137 reads

Bloom Filter Basics in Go

by Dmitrii AntonovMarch 6th, 2024

Too Long; Didn't Read

Learn about Bloom filters: memory-efficient data structures using hashing for fast set membership queries.

featured image - Bloom Filter Basics in Go

Introduction

Bloom filter is a probabilistic data structure based on hashing. It can help us answer whether a key is present in a given set. The Bloom filter is based on a set of bits and hash functions. As opposed to a hash table we don’t store a key-value pair, we only store several bits that equal the number of hash functions. The Bloom filter cannot accurately answer the question of representing a key as a bit set because bits can match other keys. This image below must help you figure out the base idea.

First, we insert "key one” into our bit set and mark two bits as 1. Then we insert another key "key two” into our bit set and also mark other bits as 1. When we want to check for another key in our set of bits, we see that they are already populated, even though the key is not present in our filter.

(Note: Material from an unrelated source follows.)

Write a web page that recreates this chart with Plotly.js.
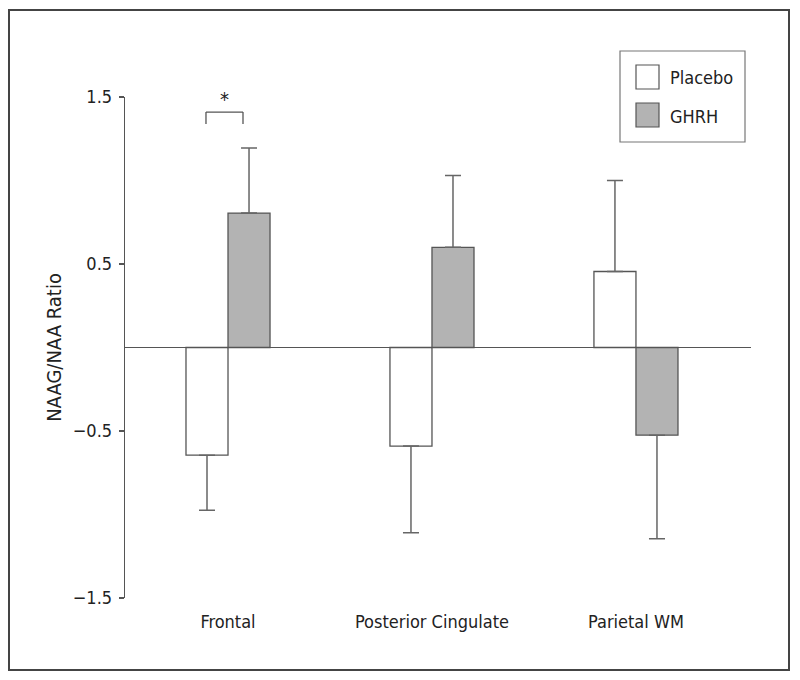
<!DOCTYPE html>
<html>
<head>
<meta charset="utf-8">
<script src="https://cdn.plot.ly/plotly-3.0.1.min.js"></script>
<style>
  html, body { margin: 0; padding: 0; background: #fff; }
  #chart { width: 800px; height: 680px; }
</style>
</head>
<body>
<div id="chart"></div>
<script>
// ---- data ----
const regions = ["Frontal", "Posterior Cingulate", "Parietal WM"];
const seriesNames = ["Placebo", "GHRH"];
const placeboMean = [-0.645, -0.59, 0.455];
const placeboErr  = [0.33, 0.52, 0.545];
const ghrhMean    = [0.805, 0.60, -0.525];
const ghrhErr     = [0.39, 0.43, 0.62];
const yTicks = [-1.5, -0.5, 0.5, 1.5];
const yTickText = ["\u22121.5", "\u22120.5", "0.5", "1.5"];
const yTitle = "NAAG/NAA Ratio";
const sigLabel = "*";

// ---- styling ----
const FONT = '"DejaVu Sans Condensed", "Liberation Sans Narrow", Roboto, sans-serif';
const FS = 18;
const TXT = "#222";
const EDGE = "#555";
const GRAY = "#b3b3b3";

function errUp(m, e) { return m.map((v, i) => v >= 0 ? e[i] : 0); }
function errDown(m, e) { return m.map((v, i) => v < 0 ? e[i] : 0); }

function barTrace(name, means, errs, color) {
  return {
    type: "bar",
    name: name,
    x: regions,
    y: means,
    marker: { color: color, line: { color: EDGE, width: 1.3 } },
    error_y: {
      type: "data", symmetric: false,
      array: errUp(means, errs), arrayminus: errDown(means, errs),
      color: "#666", thickness: 1.5, width: 8
    },
    showlegend: false,
    hoverinfo: "skip"
  };
}

const traces = [
  barTrace(seriesNames[0], placeboMean, placeboErr, "#ffffff"),
  barTrace(seriesNames[1], ghrhMean, ghrhErr, GRAY)
];

// pixel -> paper helpers
const plotL = 125, plotR = 751, plotT = 97, plotB = 598;
const px2x = p => (p - plotL) / (plotR - plotL);
const py2y = p => (plotB - p) / (plotB - plotT);

const legSq = [
  { x0: 636, x1: 659, y0: 65, y1: 89, fill: "#ffffff", label: seriesNames[0], ty: 77 },
  { x0: 636, x1: 659, y0: 103, y1: 127, fill: GRAY, label: seriesNames[1], ty: 116 }
];

const shapes = [
  // outer frame
  { type: "rect", xref: "paper", yref: "paper", x0: px2x(9), x1: px2x(789), y0: py2y(670), y1: py2y(10),
    line: { color: "#444", width: 2 }, fillcolor: "rgba(0,0,0,0)" },
  // legend box
  { type: "rect", xref: "paper", yref: "paper", x0: px2x(620), x1: px2x(745), y0: py2y(142), y1: py2y(51),
    line: { color: "#777", width: 1.2 }, fillcolor: "rgba(0,0,0,0)" },
  // significance bracket
  { type: "line", xref: "x", yref: "y", x0: -0.108, x1: -0.108, y0: 1.338, y1: 1.41, line: { color: EDGE, width: 1.3 } },
  { type: "line", xref: "x", yref: "y", x0: -0.108, x1: 0.0735, y0: 1.41, y1: 1.41, line: { color: EDGE, width: 1.3 } },
  { type: "line", xref: "x", yref: "y", x0: 0.0735, x1: 0.0735, y0: 1.338, y1: 1.41, line: { color: EDGE, width: 1.3 } }
];
legSq.forEach(s => shapes.push({
  type: "rect", xref: "paper", yref: "paper", x0: px2x(s.x0), x1: px2x(s.x1), y0: py2y(s.y1), y1: py2y(s.y0),
  line: { color: EDGE, width: 1.2 }, fillcolor: s.fill
}));

const annotations = legSq.map(s => ({
  xref: "paper", yref: "paper", x: px2x(668), y: py2y(s.ty), xanchor: "left", yanchor: "middle",
  text: s.label, showarrow: false, font: { family: FONT, size: FS, color: TXT }
}));
annotations.push({
  xref: "x", yref: "y", x: -0.015, y: 1.49, xanchor: "center", yanchor: "middle",
  text: sigLabel, showarrow: false, font: { family: FONT, size: 20, color: TXT }
});

const layout = {
  width: 800, height: 680,
  margin: { l: plotL, r: 800 - plotR, t: plotT, b: 680 - plotB },
  paper_bgcolor: "#fff", plot_bgcolor: "#fff",
  barmode: "group", bargap: 0.588, bargroupgap: 0,
  font: { family: FONT, color: TXT, size: FS },
  xaxis: {
    type: "category", range: [-0.505, 2.564],
    showline: false, showgrid: false, zeroline: false, ticks: "",
    ticklabelstandoff: 11,
    tickfont: { family: FONT, size: FS, color: TXT }
  },
  yaxis: {
    range: [-1.5, 1.5], tickvals: yTicks, ticktext: yTickText,
    showline: true, linecolor: EDGE, linewidth: 1.3,
    ticks: "outside", ticklen: 5, tickcolor: EDGE, tickwidth: 1.2,
    ticklabelstandoff: 3,
    showgrid: false, zeroline: true, zerolinecolor: EDGE, zerolinewidth: 1.3,
    tickfont: { family: FONT, size: FS, color: TXT },
    title: { text: yTitle, font: { family: FONT, size: 20, color: TXT }, standoff: 5 }
  },
  shapes: shapes,
  annotations: annotations,
  showlegend: false
};

Plotly.newPlot("chart", traces, layout, { displayModeBar: false, staticPlot: true });
</script>
</body>
</html>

It is called a false positive occurrence.

Optimal size of bit set and number of hash functions

Our implementation of the Bloom filter will take two arguments. First, an expected number of elements that the Bloom filter will store. Second, a probability of the false positive occurrence.

We can compute the optimal size of the bit set by the function -((n * ln(p)) / (ln(2) * ln(2))) where n is the expected number of elements and p is the probability of a false positive occurrence.

For the calculation number of hash functions, we can use the function m / n * ln(2) where m is the size of the bit set, and n is the expected number of elements.

type Bloom struct {
	m      uint32        // m is size of bitset
	k      uint32        // k is number of hash functions
	bitset []bool        // bitset represent an array of bits
	hashes []hash.Hash32 // hashes is preset hash functions
}

// New create a new instance of the bloom filter
// n is expected number of elements
// p is false alarm probability
func New(n int, p float64) *Bloom {
	m := M(n, p)
	k := K(m, uint32(n))
	bitset := make([]bool, m)
	hashes := make([]hash.Hash32, k)

	var i uint32

	for ; i < k; i++ {
		hashes[i] = murmur.New32WithSeed(i)
	}

	return &Bloom{
		m:      m,
		k:      k,
		bitset: bitset,
		hashes: hashes,
	}
}

// M calculates size of bitset
// n is an expected number of elements
// p is a false alarm probability
func M(n int, p float64) uint32 {
	return uint32(math.Ceil(-((float64(n) * math.Log(p)) / (math.Pow(math.Log(2), 2)))))
}

// K calculates number of hash functions
// m is a size of bitset
// n is an expected number of elements
func K(m, n uint32) uint32 {
	return uint32(math.Ceil(math.Log(2) * float64(m) / float64(n)))
}

I used murmur3 hash functions. If you are interested in how this hash function works, you can read this Wikipedia article.

Add and contain operations

Our implementation of adding the key into the Bloom filter is very easy. We find all the positions of our key in the same way as in the hash table. We have to calculate a hash and take the remainder of the division by the bit set size.

// Add the key to the bloom filter
// k is the key of the element
func (b *Bloom) Add(k []byte) {
	for _, h := range b.hashes {
		h.Reset()
		_, _ = h.Write(k)
		idx := h.Sum32() % b.m
		b.bitset[idx] = true
	}
}

The contain operation is similar to the add operation we must check all possible occurrences have positive values. If all the occurrences are true we will return true otherwise false.

func (b *Bloom) Contains(k []byte) bool {
	for _, h := range b.hashes {
		h.Reset()
		_, _ = h.Write(k)
		idx := h.Sum32() % b.m
		if !b.bitset[idx] {
			return false
		}
	}
	return true
}

Union operation

We can union different Bloom filters, but we have a few restrictions. Our Bloom filters must have the same size and number of hash functions. Also, keep in mind that if the sum of the elements is greater than the expected sum, we will lose accuracy.

// Union two different bloom filters with the same size and number of hash functions
func (b *Bloom) Union(a *Bloom) (err error) {
	if b.m != a.m {
		return errors.New("the bloom filters have the different sizes")
	}

	if b.k != a.k {
		return errors.New("the bloom filters have the different number of hash functions")
	}

	n := int(b.m)

	for i := 0; i < n; i++ {
		if b.bitset[i] || a.bitset[i] {
			b.bitset[i] = true
		}
	}

	return nil
}

Props and cons

Props

The bloom filter ensures that the add and contain operation requires O(k) time complexity, where k is the number of hash functions.
The bloom filter requires less memory than the hash table because it stores neither keys nor values.
The bloom filter is very useful when we want to reduce the number of database or cache queries.

Cons

The bit set size and the number of hash functions cannot be changed once the Bloom filter has been created.
If we add more keys than expected, the Bloom filter will lose accuracy.